Reproduce the top of the data verbatim, through and including the line that contains "cum = df[layers].cumsum(axis=1)".

· · · ·

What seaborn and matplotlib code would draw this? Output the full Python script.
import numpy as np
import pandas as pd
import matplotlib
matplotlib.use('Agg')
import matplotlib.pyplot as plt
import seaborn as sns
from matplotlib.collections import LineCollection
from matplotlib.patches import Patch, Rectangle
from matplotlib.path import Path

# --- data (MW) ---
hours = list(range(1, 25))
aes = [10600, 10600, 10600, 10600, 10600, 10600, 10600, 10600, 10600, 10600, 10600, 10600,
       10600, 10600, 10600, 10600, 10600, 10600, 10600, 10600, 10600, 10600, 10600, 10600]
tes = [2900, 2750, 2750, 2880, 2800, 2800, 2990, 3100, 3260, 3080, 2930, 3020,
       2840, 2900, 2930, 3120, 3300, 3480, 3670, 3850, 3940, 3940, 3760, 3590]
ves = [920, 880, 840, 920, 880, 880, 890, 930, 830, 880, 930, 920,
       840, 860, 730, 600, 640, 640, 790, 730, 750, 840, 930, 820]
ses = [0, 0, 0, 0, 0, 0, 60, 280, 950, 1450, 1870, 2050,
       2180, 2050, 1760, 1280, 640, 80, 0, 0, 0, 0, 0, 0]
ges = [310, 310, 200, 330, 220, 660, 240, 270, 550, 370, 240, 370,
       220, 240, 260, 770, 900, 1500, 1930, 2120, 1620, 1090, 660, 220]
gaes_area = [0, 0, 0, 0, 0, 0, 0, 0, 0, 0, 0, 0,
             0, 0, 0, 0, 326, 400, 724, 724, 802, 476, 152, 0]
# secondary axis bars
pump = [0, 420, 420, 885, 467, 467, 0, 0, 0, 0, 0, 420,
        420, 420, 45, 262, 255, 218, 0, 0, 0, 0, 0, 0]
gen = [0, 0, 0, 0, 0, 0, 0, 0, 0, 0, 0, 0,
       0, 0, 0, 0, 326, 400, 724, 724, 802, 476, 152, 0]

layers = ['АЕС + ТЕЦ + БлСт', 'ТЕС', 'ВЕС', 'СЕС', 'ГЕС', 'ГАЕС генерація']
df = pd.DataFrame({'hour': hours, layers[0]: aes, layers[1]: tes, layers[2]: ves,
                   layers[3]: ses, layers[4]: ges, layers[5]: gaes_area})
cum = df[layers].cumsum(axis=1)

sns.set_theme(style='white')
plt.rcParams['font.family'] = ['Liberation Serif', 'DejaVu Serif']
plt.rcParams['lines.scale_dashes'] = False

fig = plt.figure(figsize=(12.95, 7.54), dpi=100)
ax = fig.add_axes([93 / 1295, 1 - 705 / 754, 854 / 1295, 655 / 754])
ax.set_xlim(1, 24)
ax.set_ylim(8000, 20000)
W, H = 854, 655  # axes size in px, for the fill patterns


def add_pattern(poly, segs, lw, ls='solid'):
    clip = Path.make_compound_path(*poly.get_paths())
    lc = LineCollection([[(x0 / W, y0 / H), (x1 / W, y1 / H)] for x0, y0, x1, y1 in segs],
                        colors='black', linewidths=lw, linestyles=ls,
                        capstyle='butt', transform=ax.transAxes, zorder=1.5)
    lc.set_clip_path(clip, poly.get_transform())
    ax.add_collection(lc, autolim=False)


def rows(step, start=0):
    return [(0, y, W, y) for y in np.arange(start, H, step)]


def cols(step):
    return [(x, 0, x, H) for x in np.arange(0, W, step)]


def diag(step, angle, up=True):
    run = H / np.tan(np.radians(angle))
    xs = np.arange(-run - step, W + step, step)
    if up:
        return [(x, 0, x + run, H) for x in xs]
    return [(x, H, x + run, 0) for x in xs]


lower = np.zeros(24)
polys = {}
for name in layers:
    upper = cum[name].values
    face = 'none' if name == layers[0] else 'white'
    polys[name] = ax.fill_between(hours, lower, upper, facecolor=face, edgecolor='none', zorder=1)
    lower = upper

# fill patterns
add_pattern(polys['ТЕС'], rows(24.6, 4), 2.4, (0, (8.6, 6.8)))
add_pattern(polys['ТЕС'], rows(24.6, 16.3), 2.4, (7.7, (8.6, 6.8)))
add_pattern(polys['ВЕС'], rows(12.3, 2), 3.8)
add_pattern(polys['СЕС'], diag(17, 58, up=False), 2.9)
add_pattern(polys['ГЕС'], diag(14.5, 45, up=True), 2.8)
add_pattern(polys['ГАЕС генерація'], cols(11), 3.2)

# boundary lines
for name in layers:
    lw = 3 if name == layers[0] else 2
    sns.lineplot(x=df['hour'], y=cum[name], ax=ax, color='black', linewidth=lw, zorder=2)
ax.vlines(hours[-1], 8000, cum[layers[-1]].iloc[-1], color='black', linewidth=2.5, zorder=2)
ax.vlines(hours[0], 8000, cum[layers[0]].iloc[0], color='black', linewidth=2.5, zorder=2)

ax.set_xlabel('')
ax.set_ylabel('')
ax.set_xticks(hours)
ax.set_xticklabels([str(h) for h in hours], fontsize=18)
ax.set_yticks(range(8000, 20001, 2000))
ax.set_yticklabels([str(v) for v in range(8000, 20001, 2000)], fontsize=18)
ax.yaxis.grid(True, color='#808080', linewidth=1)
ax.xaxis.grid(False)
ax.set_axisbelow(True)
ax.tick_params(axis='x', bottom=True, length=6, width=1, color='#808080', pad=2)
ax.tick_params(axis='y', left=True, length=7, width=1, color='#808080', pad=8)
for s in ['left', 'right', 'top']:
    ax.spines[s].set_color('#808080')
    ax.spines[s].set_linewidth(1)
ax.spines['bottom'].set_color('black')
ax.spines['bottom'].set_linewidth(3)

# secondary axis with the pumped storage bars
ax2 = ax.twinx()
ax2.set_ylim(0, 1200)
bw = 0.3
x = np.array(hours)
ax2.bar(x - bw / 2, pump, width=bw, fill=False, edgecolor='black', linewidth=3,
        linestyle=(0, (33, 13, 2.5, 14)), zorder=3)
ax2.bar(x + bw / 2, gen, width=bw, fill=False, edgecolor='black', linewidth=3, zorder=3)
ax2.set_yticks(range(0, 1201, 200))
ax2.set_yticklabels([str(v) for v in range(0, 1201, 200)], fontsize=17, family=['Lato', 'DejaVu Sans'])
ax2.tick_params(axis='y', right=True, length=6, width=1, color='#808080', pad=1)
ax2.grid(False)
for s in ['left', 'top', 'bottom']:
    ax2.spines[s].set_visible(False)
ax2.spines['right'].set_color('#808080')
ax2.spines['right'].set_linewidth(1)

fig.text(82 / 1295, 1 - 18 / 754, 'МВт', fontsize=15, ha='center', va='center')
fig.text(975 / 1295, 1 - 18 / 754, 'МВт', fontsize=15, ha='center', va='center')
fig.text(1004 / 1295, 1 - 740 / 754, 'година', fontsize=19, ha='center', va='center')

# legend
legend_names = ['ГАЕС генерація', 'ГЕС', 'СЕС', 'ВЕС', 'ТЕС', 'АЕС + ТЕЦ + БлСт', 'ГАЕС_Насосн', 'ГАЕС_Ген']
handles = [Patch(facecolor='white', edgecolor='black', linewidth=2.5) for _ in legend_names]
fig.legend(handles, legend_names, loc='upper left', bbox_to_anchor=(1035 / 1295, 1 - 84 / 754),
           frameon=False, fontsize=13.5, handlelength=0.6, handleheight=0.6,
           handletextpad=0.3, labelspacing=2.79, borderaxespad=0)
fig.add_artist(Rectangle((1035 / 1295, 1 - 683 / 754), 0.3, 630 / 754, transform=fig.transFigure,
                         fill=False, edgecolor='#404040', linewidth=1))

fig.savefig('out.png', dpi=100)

· · · ·

The response:
What seaborn and matplotlib code would draw this? Output the full Python script.
import numpy as np
import pandas as pd
import matplotlib
matplotlib.use('Agg')
import matplotlib.pyplot as plt
import seaborn as sns
from matplotlib.collections import LineCollection
from matplotlib.patches import Patch, Rectangle
from matplotlib.path import Path

# --- data (MW) ---
hours = list(range(1, 25))
aes = [10600, 10600, 10600, 10600, 10600, 10600, 10600, 10600, 10600, 10600, 10600, 10600,
       10600, 10600, 10600, 10600, 10600, 10600, 10600, 10600, 10600, 10600, 10600, 10600]
tes = [2900, 2750, 2750, 2880, 2800, 2800, 2990, 3100, 3260, 3080, 2930, 3020,
       2840, 2900, 2930, 3120, 3300, 3480, 3670, 3850, 3940, 3940, 3760, 3590]
ves = [920, 880, 840, 920, 880, 880, 890, 930, 830, 880, 930, 920,
       840, 860, 730, 600, 640, 640, 790, 730, 750, 840, 930, 820]
ses = [0, 0, 0, 0, 0, 0, 60, 280, 950, 1450, 1870, 2050,
       2180, 2050, 1760, 1280, 640, 80, 0, 0, 0, 0, 0, 0]
ges = [310, 310, 200, 330, 220, 660, 240, 270, 550, 370, 240, 370,
       220, 240, 260, 770, 900, 1500, 1930, 2120, 1620, 1090, 660, 220]
gaes_area = [0, 0, 0, 0, 0, 0, 0, 0, 0, 0, 0, 0,
             0, 0, 0, 0, 326, 400, 724, 724, 802, 476, 152, 0]
# secondary axis bars
pump = [0, 420, 420, 885, 467, 467, 0, 0, 0, 0, 0, 420,
        420, 420, 45, 262, 255, 218, 0, 0, 0, 0, 0, 0]
gen = [0, 0, 0, 0, 0, 0, 0, 0, 0, 0, 0, 0,
       0, 0, 0, 0, 326, 400, 724, 724, 802, 476, 152, 0]

layers = ['АЕС + ТЕЦ + БлСт', 'ТЕС', 'ВЕС', 'СЕС', 'ГЕС', 'ГАЕС генерація']
df = pd.DataFrame({'hour': hours, layers[0]: aes, layers[1]: tes, layers[2]: ves,
                   layers[3]: ses, layers[4]: ges, layers[5]: gaes_area})
cum = df[layers].cumsum(axis=1)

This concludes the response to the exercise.